There are several levels of availability and therefore several levels of monitoring the availability :
is the Server up / down ?
Is the Service up / down ?
Is the Port answering ?
Is the Database Running ?
and more and more technical availabilities....
The IT world started by monitoring each individual issue with scripts / logs etc.... and when one part of the chain goes wrong then you are aware of it.
The thing is that in real life - the full chain is unknown - and each time a new chain element (Single point of failure) is discovered - it is either added to the detailed technical monitoring or not.....
Well the IT world evolved a bit in the last decade.... and is able to monitor applications and user experience:
By doing this they check the actual availability from several locations (LAN / WAN / Internet...) and can check business processes.
Do you perform Application monitoring in your organization ?
If so - give some examples.
If not - what is the reason ? the cost of the tools ?
There are several software solutions for application monitoring available on the market (like Microsoft SMS or in some way even SysAid can monitor processes) but I think that application monitoring is similar to "observing the user". I take the position that every administrator has to respect the users' privacy and do not monitor if he is using Open Office right now or not - so I don't think application monitoring for user applications is sensible and legal.
On the other hand I'm using SysAid for application monitoring (aka process monitoring) to check, whether our mail service is running or not.

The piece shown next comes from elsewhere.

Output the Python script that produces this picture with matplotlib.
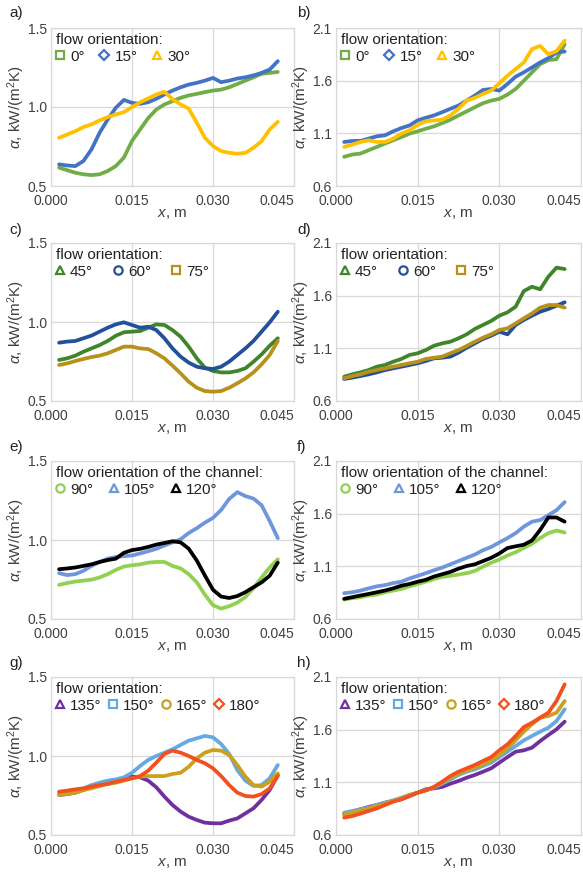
import numpy as np
import matplotlib as mpl
mpl.use('Agg')
import matplotlib.pyplot as plt
from matplotlib.lines import Line2D
from matplotlib.ticker import FormatStrFormatter

plt.rcParams['font.family'] = 'Liberation Sans'
plt.rcParams['mathtext.fontset'] = 'custom'
plt.rcParams['mathtext.rm'] = 'Liberation Sans'
plt.rcParams['mathtext.it'] = 'Liberation Sans:italic'

# position along the channel, mm (all curves read at the same points)
x_mm = [1.5, 3.0, 4.5, 6.0, 7.5, 9.0, 10.5, 12.0, 13.5, 15.0, 16.5, 18.0, 19.5, 21.0,
        22.5, 24.0, 25.5, 27.0, 28.5, 30.0, 31.5, 33.0, 34.5, 36.0, 37.5, 39.0, 40.5, 42.0]

# a) local heat transfer coefficient, kW/(m2K)
a_0 = [0.616, 0.600, 0.584, 0.574, 0.569, 0.574, 0.595, 0.626, 0.680, 0.785, 0.858, 0.930, 0.984, 1.016,
       1.037, 1.058, 1.073, 1.083, 1.094, 1.104, 1.110, 1.125, 1.146, 1.167, 1.188, 1.210, 1.216, 1.222]
a_15 = [0.637, 0.630, 0.626, 0.658, 0.732, 0.837, 0.921, 0.995, 1.045, 1.026, 1.020, 1.030, 1.052, 1.079,
        1.104, 1.125, 1.142, 1.153, 1.167, 1.184, 1.157, 1.167, 1.180, 1.188, 1.200, 1.216, 1.237, 1.290]
a_30 = [0.805, 0.826, 0.847, 0.873, 0.890, 0.915, 0.936, 0.953, 0.967, 0.999, 1.030, 1.054, 1.079, 1.096,
        1.050, 1.016, 0.990, 0.900, 0.805, 0.753, 0.721, 0.710, 0.704, 0.710, 0.742, 0.784, 0.858, 0.906]
# b)
b_0 = [0.877, 0.899, 0.908, 0.940, 0.971, 1.003, 1.034, 1.065, 1.097, 1.119, 1.144, 1.166, 1.197, 1.229,
       1.270, 1.308, 1.348, 1.386, 1.411, 1.427, 1.468, 1.521, 1.600, 1.679, 1.757, 1.795, 1.804, 1.946]
b_15 = [1.018, 1.028, 1.028, 1.050, 1.072, 1.081, 1.119, 1.150, 1.175, 1.223, 1.248, 1.270, 1.301, 1.333,
        1.364, 1.411, 1.459, 1.512, 1.521, 1.506, 1.569, 1.638, 1.679, 1.726, 1.773, 1.814, 1.867, 1.877]
b_30 = [0.971, 0.993, 1.018, 1.034, 1.018, 1.018, 1.050, 1.097, 1.130, 1.180, 1.215, 1.223, 1.229, 1.270,
        1.333, 1.411, 1.437, 1.474, 1.506, 1.575, 1.647, 1.710, 1.773, 1.900, 1.930, 1.850, 1.880, 1.980]
# c)
c_45 = [0.760, 0.770, 0.787, 0.812, 0.833, 0.854, 0.880, 0.913, 0.935, 0.939, 0.943, 0.964, 0.985, 0.981,
        0.949, 0.907, 0.844, 0.770, 0.711, 0.690, 0.681, 0.681, 0.690, 0.707, 0.749, 0.795, 0.850, 0.897]
c_60 = [0.869, 0.876, 0.880, 0.897, 0.914, 0.939, 0.964, 0.985, 0.998, 0.981, 0.964, 0.970, 0.949, 0.897,
        0.833, 0.781, 0.743, 0.717, 0.707, 0.703, 0.717, 0.749, 0.791, 0.833, 0.880, 0.939, 0.998, 1.065]
c_75 = [0.728, 0.738, 0.753, 0.766, 0.778, 0.787, 0.802, 0.823, 0.844, 0.844, 0.833, 0.829, 0.802, 0.770,
        0.724, 0.675, 0.622, 0.584, 0.563, 0.559, 0.563, 0.584, 0.612, 0.643, 0.681, 0.732, 0.791, 0.880]
# d)
d_45 = [0.831, 0.853, 0.872, 0.894, 0.926, 0.942, 0.973, 0.999, 1.037, 1.053, 1.084, 1.125, 1.147, 1.163,
        1.195, 1.233, 1.284, 1.322, 1.360, 1.410, 1.442, 1.496, 1.644, 1.685, 1.660, 1.780, 1.866, 1.853]
d_60 = [0.809, 0.822, 0.837, 0.853, 0.872, 0.894, 0.910, 0.926, 0.942, 0.958, 0.980, 1.005, 1.011, 1.021,
        1.059, 1.106, 1.147, 1.189, 1.220, 1.258, 1.233, 1.322, 1.369, 1.410, 1.448, 1.473, 1.505, 1.537]
d_75 = [0.815, 0.837, 0.853, 0.878, 0.894, 0.910, 0.926, 0.942, 0.958, 0.973, 0.999, 1.011, 1.021, 1.053,
        1.084, 1.122, 1.163, 1.201, 1.233, 1.274, 1.290, 1.337, 1.385, 1.432, 1.486, 1.511, 1.511, 1.486]
# e)
e_90 = [0.716, 0.728, 0.737, 0.743, 0.749, 0.763, 0.784, 0.811, 0.832, 0.840, 0.846, 0.857, 0.861, 0.861,
        0.836, 0.820, 0.784, 0.732, 0.654, 0.587, 0.566, 0.581, 0.604, 0.639, 0.695, 0.763, 0.826, 0.878]
e_105 = [0.790, 0.778, 0.784, 0.805, 0.836, 0.861, 0.882, 0.892, 0.898, 0.902, 0.915, 0.929, 0.944, 0.965,
         0.985, 1.005, 1.044, 1.075, 1.110, 1.140, 1.190, 1.260, 1.303, 1.278, 1.262, 1.220, 1.120, 1.012]
e_120 = [0.815, 0.820, 0.826, 0.836, 0.846, 0.861, 0.873, 0.882, 0.919, 0.936, 0.944, 0.956, 0.971, 0.981,
         0.992, 0.985, 0.945, 0.870, 0.775, 0.685, 0.642, 0.633, 0.645, 0.670, 0.701, 0.732, 0.774, 0.857]
# f)
f_90 = [0.785, 0.798, 0.807, 0.823, 0.832, 0.854, 0.870, 0.885, 0.910, 0.932, 0.954, 0.979, 1.000, 1.010,
        1.022, 1.035, 1.056, 1.097, 1.134, 1.165, 1.203, 1.234, 1.274, 1.315, 1.368, 1.415, 1.440, 1.421]
f_105 = [0.845, 0.854, 0.870, 0.891, 0.910, 0.922, 0.941, 0.954, 0.985, 1.010, 1.035, 1.063, 1.088, 1.119,
         1.150, 1.181, 1.212, 1.253, 1.284, 1.327, 1.368, 1.415, 1.477, 1.524, 1.539, 1.586, 1.633, 1.710]
f_120 = [0.792, 0.807, 0.823, 0.838, 0.854, 0.870, 0.891, 0.916, 0.932, 0.954, 0.972, 1.003, 1.025, 1.047,
         1.078, 1.103, 1.119, 1.150, 1.181, 1.222, 1.274, 1.290, 1.305, 1.346, 1.446, 1.564, 1.564, 1.524]
# g)
g_135 = [0.753, 0.759, 0.768, 0.785, 0.802, 0.816, 0.831, 0.844, 0.859, 0.869, 0.865, 0.844, 0.802, 0.743,
         0.690, 0.648, 0.616, 0.595, 0.578, 0.574, 0.574, 0.591, 0.605, 0.637, 0.669, 0.722, 0.785, 0.880]
g_150 = [0.759, 0.768, 0.781, 0.795, 0.816, 0.831, 0.844, 0.852, 0.865, 0.894, 0.937, 0.975, 1.000, 1.021,
         1.042, 1.070, 1.097, 1.112, 1.127, 1.118, 1.076, 1.013, 0.911, 0.844, 0.810, 0.816, 0.859, 0.943]
g_165 = [0.753, 0.759, 0.768, 0.785, 0.795, 0.810, 0.823, 0.831, 0.844, 0.859, 0.869, 0.873, 0.873, 0.873,
         0.886, 0.894, 0.932, 0.985, 1.021, 1.038, 1.034, 1.006, 0.943, 0.869, 0.816, 0.806, 0.838, 0.890]
g_180 = [0.774, 0.781, 0.789, 0.795, 0.806, 0.816, 0.823, 0.838, 0.848, 0.859, 0.873, 0.907, 0.958, 1.013,
         1.034, 1.021, 1.000, 0.975, 0.954, 0.922, 0.873, 0.816, 0.768, 0.747, 0.743, 0.759, 0.795, 0.873]
# h)
h_135 = [0.796, 0.822, 0.844, 0.866, 0.885, 0.907, 0.923, 0.939, 0.970, 1.002, 1.034, 1.043, 1.056, 1.087,
         1.113, 1.144, 1.170, 1.201, 1.233, 1.287, 1.340, 1.391, 1.404, 1.429, 1.492, 1.549, 1.603, 1.676]
h_150 = [0.812, 0.828, 0.844, 0.859, 0.885, 0.907, 0.929, 0.954, 0.980, 1.002, 1.024, 1.049, 1.087, 1.128,
         1.170, 1.201, 1.223, 1.255, 1.287, 1.340, 1.391, 1.445, 1.499, 1.540, 1.581, 1.619, 1.682, 1.793]
h_165 = [0.796, 0.815, 0.834, 0.853, 0.875, 0.897, 0.923, 0.948, 0.980, 1.002, 1.024, 1.056, 1.097, 1.144,
         1.182, 1.214, 1.239, 1.271, 1.309, 1.359, 1.423, 1.499, 1.581, 1.651, 1.714, 1.730, 1.761, 1.872]
h_180 = [0.765, 0.780, 0.803, 0.828, 0.853, 0.885, 0.916, 0.939, 0.970, 1.002, 1.024, 1.056, 1.106, 1.160,
         1.201, 1.233, 1.265, 1.303, 1.340, 1.404, 1.461, 1.540, 1.625, 1.666, 1.714, 1.761, 1.872, 2.030]

x = np.array(x_mm) / 1000.0

title1 = "flow orientation:"
title2 = "flow orientation of the channel:"

# (panel, column, row, y range, legend title, legend column spacing, series)
panels = [
    ('a)', 0, 0, 'low', title1, 1.0, [('0°', a_0, '#70AD47', 's'), ('15°', a_15, '#4472C4', 'D'), ('30°', a_30, '#FFC000', '^')]),
    ('b)', 1, 0, 'high', title1, 1.0, [('0°', b_0, '#70AD47', 's'), ('15°', b_15, '#4472C4', 'D'), ('30°', b_30, '#FFC000', '^')]),
    ('c)', 0, 1, 'low', title1, 1.35, [('45°', c_45, '#41852A', '^'), ('60°', c_60, '#22509B', 'o'), ('75°', c_75, '#B8901A', 's')]),
    ('d)', 1, 1, 'high', title1, 1.35, [('45°', d_45, '#41852A', '^'), ('60°', d_60, '#22509B', 'o'), ('75°', d_75, '#B8901A', 's')]),
    ('e)', 0, 2, 'low', title2, 1.05, [('90°', e_90, '#92D050', 'o'), ('105°', e_105, '#6F95DB', '^'), ('120°', e_120, '#000000', '^')]),
    ('f)', 1, 2, 'high', title2, 1.05, [('90°', f_90, '#92D050', 'o'), ('105°', f_105, '#6F95DB', '^'), ('120°', f_120, '#000000', '^')]),
    ('g)', 0, 3, 'low', title1, 0.45, [('135°', g_135, '#7030A0', '^'), ('150°', g_150, '#66A8E0', 's'),
                                       ('165°', g_165, '#CCA01E', 'o'), ('180°', g_180, '#F2501E', 'D')]),
    ('h)', 1, 3, 'high', title1, 0.45, [('135°', h_135, '#7030A0', '^'), ('150°', h_150, '#66A8E0', 's'),
                                        ('165°', h_165, '#CCA01E', 'o'), ('180°', h_180, '#F2501E', 'D')]),
]

W, H = 583, 873
fig = plt.figure(figsize=(W / 100, H / 100), dpi=100)

col_left = [51, 336]
col_width = [243, 245]
row_top = [28, 243, 461, 677]
ax_h = 158
letter_y = [13, 230, 447, 663]
letter_x = [9, 297]

grid_c = '#d9d9d9'
text_c = '#404040'

for letter, col, row, rng, title, cspace, series in panels:
    ax = fig.add_axes([col_left[col] / W, 1 - (row_top[row] + ax_h) / H,
                       col_width[col] / W, ax_h / H])
    handles = []
    for lab, y, color, mk in series:
        ax.plot(x, y, color=color, lw=2.7, solid_capstyle='round', solid_joinstyle='round')
        handles.append(Line2D([], [], color=color, marker=mk, linestyle='none',
                              mfc='none', mew=1.6, ms=6 if mk != 'D' else 5))
    ax.set_xlim(0, 0.045)
    ax.set_xticks([0.0, 0.015, 0.030, 0.045])
    ax.xaxis.set_major_formatter(FormatStrFormatter('%.3f'))
    if rng == 'low':
        ax.set_ylim(0.5, 1.5)
        ax.set_yticks([0.5, 1.0, 1.5])
    else:
        ax.set_ylim(0.6, 2.1)
        ax.set_yticks([0.6, 1.1, 1.6, 2.1])
    ax.yaxis.set_major_formatter(FormatStrFormatter('%.1f'))
    ax.grid(True, color=grid_c, lw=0.9)
    ax.set_axisbelow(True)
    for sp in ax.spines.values():
        sp.set_color(grid_c)
        sp.set_linewidth(0.9)
    ax.tick_params(length=0, labelsize=10, colors=text_c)
    ax.tick_params(axis='x', pad=6)
    ax.tick_params(axis='y', pad=3)
    # last x label sits inside the plot edge, as in the original
    ax.get_xticklabels()[-1].set_ha('right')
    ax.set_xlabel(r'$x$, m', fontsize=11, color=text_c, labelpad=-1)
    ax.set_ylabel(r'$\alpha$, kW/(m$^2$K)', fontsize=11, color=text_c)
    ax.yaxis.set_label_coords(-0.142, 0.5)
    ax.yaxis.label.set_va('center')
    leg = ax.legend(handles, [s[0] for s in series], title=title, loc='upper left',
                    bbox_to_anchor=(0.0, 1.0), ncol=len(series), frameon=False,
                    fontsize=11, title_fontsize=11, alignment='left',
                    handlelength=0.6, handletextpad=0.35, columnspacing=cspace,
                    borderpad=0.3, borderaxespad=0.0, labelspacing=0.2)
    leg.get_title().set_color('#222222')
    for t in leg.get_texts():
        t.set_color('#222222')
    fig.text(letter_x[col] / W, 1 - letter_y[row] / H, letter, fontsize=11,
             color='#222222', va='center', ha='left')

fig.savefig('out.png', dpi=100, facecolor='white')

Funny detail - If the mailservice fails, SysAid cannot alert me anymore - It would be really clever if SysAid might be able to handle more than one SMTP out connection and decide (based on COST factors or whatever) which gateway to use.
Unfortunatelly SysAids monitoring capabilities are quite limited (and microsoft oriented) so I use Cacti to graph my routers and firewalls and Munin to quick and dirty graph my linux boxes.
Another fine solution is Nagios which I've previously used or OpenNMS that I've tried before I decided that a combination of munin, cacti and SysAid is just right for our company size. The PRO of Nagios and openNMS is, that they can alert you and these systems are highly scaleable.
I've also posted a Feature Request regarding SysAids monitoring capabilities.
Regarding your issues about the dependencies - SysAid already implements a CMDB therefore it might be able to display impacts on failing services. I know that NAGIOS can handle large dependency chains and can display the impacts if one or more services fail.
we monitor the standard Exchange services as well as a few web servers, databases and a smattering of process across all servers. To do this we use Nagios and have hooked just about everything with a data port into it. At present we're running just shy of 1000 checks across the company with e-mail and sms alerting as well as historical graphing for looking at trends.